En parallèle, c’est également le combat personnel d’une jeune femme lesbienne que Silvia Munt met en scène. Dans le film, la mère de Béa travaille pour une famille très bourgeoise, en tant que « femme à tout faire ». Elle se rend tous les jours chez elleux, dans cette grande maison administrée par la grand-mère, afin d’y accomplir diverses tâches ménagères et il arrive même parfois que Béa lui prête main forte. C’est de cette façon qu’elle rencontre alors Miren, la fille unique de cette famille apparemment très croyante, du même âge qu’elle. Au fur et à mesure, alors que Béa alterne entre sa vie militante et le travail de sa mère, les deux jeunes femmes se croisent, se remarquent, se cherchent et finissent par s’apprivoiser. Une complicité naît qui se transforme très vite en un attachement inconditionnel de l’une pour l’autre. Ici, la passion ne se résume pas à l’attraction d’une femme pour une autre. Au contraire, elle est bien plus intense et sincère, car elle est celle d’une humaine à part entière pour sa semblable. D’emblée, on suit l’évolution de cet amour comme un procédé purement naturel, en oubliant presque qu’il s’agit d’une relation lesbienne, « contre-nature » pour l’époque. Grâce au talent exceptionnel de l’actrice principale Alícia Falcó, le personnage de Béa lui-même ne semble pas conscient du caractère « anormal » de sa relation. Puis la réalité revient au galop. Miren lui apprend qu’elle est enceinte et que ses parents lui ont orchestré un avortement à Londres afin de pouvoir se fiancer ensuite à un homme convenable, dûment choisi. Surprise ! L’oppression des femmes n’est pas qu’un problème des classes les plus modestes.

Lorsque le film se termine, les spectateur.rice.s ne sont pas indifférent.e.s. Différentes émotions subsistent, mais celle que l’on retient, c’est la tendresse. Car bien qu’il traite de sujets pesants, le film de Silvia Munt est, du début à la fin, marqué par une certaine douceur. Le choix des musiques ainsi que la photographie apportent en effet une ambiance apaisante. Les plans sont souvent fixes, et le cadrage très rapproché. On entre dans l’intimité mélancolique de tous ces personnages et de leurs souffrances, ce qui finit par nous attendrir. 

Avec Las Buenas Companias, Silvia Munt réalise un tour de force. Elle nous offre le récit d’un combat : celui du droit à l’avortement, celui de la liberté sexuelle et plus généralement, celui de l’émancipation des femmes.
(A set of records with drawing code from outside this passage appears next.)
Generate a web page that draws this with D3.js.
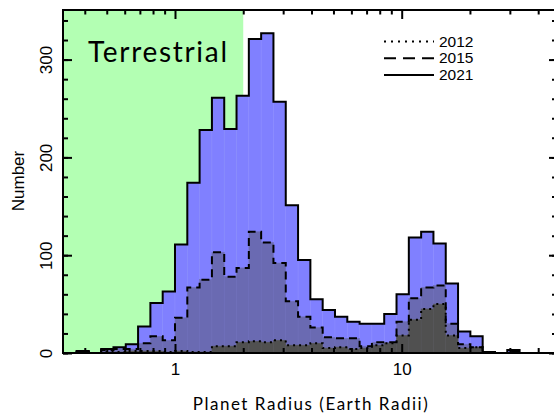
<html>
<head>
<style>
body {
  margin: 0;
  background: #fff;
}
svg text {
  font-family: "Liberation Sans", Arial, sans-serif;
  fill: #000;
}
.frame, .tick line {
  stroke: #000;
  stroke-width: 2px;
}
.title {
  font-family: Lato, "DejaVu Sans", sans-serif !important;
}
</style>
</head>
<body>

<div class="chart"></div>

<script src="https://d3js.org/d3.v7.min.js"></script>
<script>
// histogram bins are 0.125 wide in ln(R), first bin starts at R = e^-1
var binStep = 0.125;
var binFirst = -8;

var counts2021 = [2, 0, 4, 6, 9, 27, 51, 63, 111, 174, 228, 261, 229, 263, 321, 327, 257, 151,
  95, 55, 44, 37, 32, 30, 30, 40, 60, 118, 124, 112, 71, 22, 17, 1, 0, 3];
var counts2015 = [1, 0, 3, 4, 4, 10, 17, 13, 36, 67, 75, 103, 78, 87, 124, 113, 92, 53,
  37, 26, 16, 15, 15, 7, 11, 11, 32, 56, 67, 69, 30, 9, 6, 1, 0, 1];
var counts2012 = [0, 0, 1, 1, 2, 2, 2, 1, 2, 1, 1, 7, 7, 11, 12, 11, 13, 8,
  8, 10, 5, 6, 4, 5, 8, 10, 18, 34, 45, 50, 18, 5, 6, 0, 0, 0];

var years = ["2012", "2015", "2021"];
var yMajor = [0, 100, 200, 300];
var yMinor = d3.range(0, 341, 20);
var xMajor = [1, 10];
var xMinor = [0.4, 0.5, 0.6, 0.7, 0.8, 0.9, 2, 3, 4, 5, 6, 7, 8, 9, 20, 30, 40];
var terrestrialMax = 2;

var width = 554, height = 413;
var plot = {left: 63, top: 10, right: 555, bottom: 353};

var svg = d3.select(".chart").append("svg")
    .attr("width", width)
    .attr("height", height);

var x = d3.scaleLog()
    .domain([0.3206, 47.45])
    .range([plot.left, plot.right]);

var y = d3.scaleLinear()
    .domain([0, 350.7])
    .range([plot.bottom, plot.top]);

// terrestrial zone
svg.append("rect")
    .attr("x", plot.left)
    .attr("y", plot.top)
    .attr("width", x(terrestrialMax) - plot.left)
    .attr("height", plot.bottom - plot.top)
    .attr("fill", "#b3ffb3");

svg.append("text")
    .attr("class", "title")
    .attr("x", 88)
    .attr("y", 62)
    .attr("font-size", 28)
    .attr("textLength", 139)
    .text("Terrestrial");

function binLo(i){ return Math.exp((binFirst + i) * binStep); }
function binHi(i){ return Math.exp((binFirst + i + 1) * binStep); }

function stepPoints(counts){
  var pts = [];
  counts.forEach(function(c, i){
    pts.push([x(binLo(i)), y(c)]);
    pts.push([x(binHi(i)), y(c)]);
  });
  return [[pts[0][0], y(0)]].concat(pts, [[pts[pts.length - 1][0], y(0)]]);
}

var series = [
  {counts: counts2021, fill: "#8080ff", edge: "#8a8aff", dash: null},
  {counts: counts2015, fill: "#6a6ab2", edge: "#7070b8", dash: "8,5"},
  {counts: counts2012, fill: "#505050", edge: "#585858", dash: "2,4"}
];

var line = d3.line();

series.forEach(function(s){
  svg.append("g").selectAll("rect")
      .data(s.counts)
    .enter().append("rect")
      .attr("x", function(d, i){ return x(binLo(i)); })
      .attr("width", function(d, i){ return x(binHi(i)) - x(binLo(i)); })
      .attr("y", function(d){ return y(d); })
      .attr("height", function(d){ return y(0) - y(d); })
      .attr("fill", s.fill)
      .attr("stroke", s.edge)
      .attr("stroke-width", 0.6);
});

series.forEach(function(s){
  svg.append("path")
      .attr("d", line(stepPoints(s.counts)))
      .attr("fill", "none")
      .attr("stroke", "#000")
      .attr("stroke-width", 2)
      .attr("stroke-dasharray", s.dash);
});

// axes: ticks point inward on all four sides
function noDomain(g){ g.select(".domain").remove(); }

svg.append("g")
    .attr("transform", "translate(" + plot.left + ",0)")
    .call(d3.axisLeft(y).tickValues(yMinor).tickSize(-5).tickFormat(""))
    .call(noDomain);

var yAxis = svg.append("g")
    .attr("transform", "translate(" + plot.left + ",0)")
    .call(d3.axisLeft(y).tickValues(yMajor).tickSize(-9))
    .call(noDomain);

yAxis.selectAll("text")
    .attr("x", 0)
    .attr("dy", null)
    .attr("font-size", 17)
    .attr("text-anchor", "middle")
    .attr("transform", "translate(-11,0) rotate(-90)");

svg.append("g")
    .attr("transform", "translate(" + plot.right + ",0)")
    .call(d3.axisRight(y).tickValues(yMinor).tickSize(-3).tickFormat(""))
    .call(noDomain);

svg.append("g")
    .attr("transform", "translate(" + plot.right + ",0)")
    .call(d3.axisRight(y).tickValues(yMajor).tickSize(-6).tickFormat(""))
    .call(noDomain);

svg.append("g")
    .attr("transform", "translate(0," + plot.bottom + ")")
    .call(d3.axisBottom(x).tickValues(xMinor).tickSize(-5).tickFormat(""))
    .call(noDomain);

var xAxis = svg.append("g")
    .attr("transform", "translate(0," + plot.bottom + ")")
    .call(d3.axisBottom(x).tickValues(xMajor).tickSize(-9).tickPadding(10).tickFormat(d3.format("d")))
    .call(noDomain);

xAxis.selectAll("text")
    .attr("font-size", 17);

svg.append("g")
    .attr("transform", "translate(0," + plot.top + ")")
    .call(d3.axisTop(x).tickValues(xMinor).tickSize(-4.5).tickFormat(""))
    .call(noDomain);

svg.append("g")
    .attr("transform", "translate(0," + plot.top + ")")
    .call(d3.axisTop(x).tickValues(xMajor).tickSize(-9).tickFormat(""))
    .call(noDomain);

svg.selectAll(".tick line").attr("stroke", "#000").attr("stroke-width", 2);

// frame
svg.append("path")
    .attr("class", "frame")
    .attr("d", "M" + plot.right + "," + plot.top + "H" + plot.left + "V" + plot.bottom + "H" + plot.right)
    .attr("fill", "none");

// axis titles
svg.append("text")
    .attr("transform", "translate(24,181) rotate(-90)")
    .attr("text-anchor", "middle")
    .attr("font-size", 17)
    .text("Number");

svg.append("text")
    .attr("class", "title")
    .attr("x", 192.7)
    .attr("y", 410)
    .attr("font-size", 17)
    .attr("textLength", 235)
    .text("Planet Radius (Earth Radii)");

// legend
var legendDash = [ "2,5", "12,7", null ];
var legend = svg.append("g").selectAll("g")
    .data(years)
  .enter().append("g")
    .attr("transform", function(d, i){ return "translate(0," + (41.5 + i * 16.7) + ")"; });

legend.append("line")
    .attr("x1", 384)
    .attr("x2", 434)
    .attr("stroke", "#000")
    .attr("stroke-width", 2)
    .attr("stroke-dasharray", function(d, i){ return legendDash[i]; });

legend.append("text")
    .attr("x", 439)
    .attr("y", 5)
    .attr("font-size", 15.5)
    .text(function(d){ return d; });
</script>

</body>
</html>
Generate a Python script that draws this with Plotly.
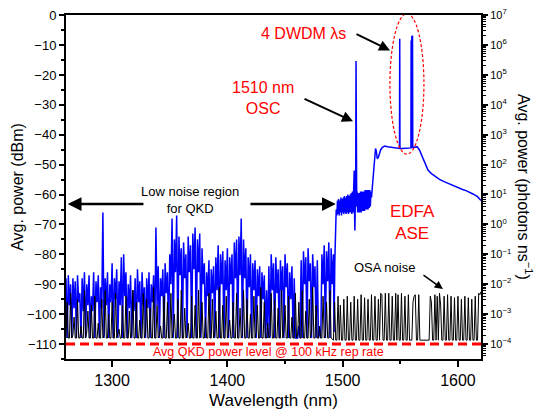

Par ce combat, elle laisse entendre qu’il ne faut jamais abandonner, que la jeunesse doit se servir de sa fougue et de son courage, qu’il faut continuer à se battre. Il est évidemment très facile de transposer ce film, ce combat, à notre réalité où la liberté des femmes est sans cesse mise à l’épreuve. Le parallèle avec l’actualité et la décision de la cour suprême américaine concernant le droit à l’avortement est alors plus qu’évident. Mais Silvia Munt nous offre également le récit de l’amour : celui de l’amour pur, de l’amour en tant que sentiment humain et celui de l’amour maternel. Les actrices sont aussi touchantes que les intrigues qui les lient, et nous transmettent des émotions intenses qui nous donnent envie de se battre, cette fois-ci pour l’amour. Le tout méticuleusement dirigé par la poésie de la réalisatrice nous transporte. En regardant Las Buenas Companias, on s’évade comme on se rapproche un peu plus de la réalité. 

Las Buenas Compañias, Silvia Munt, 2023.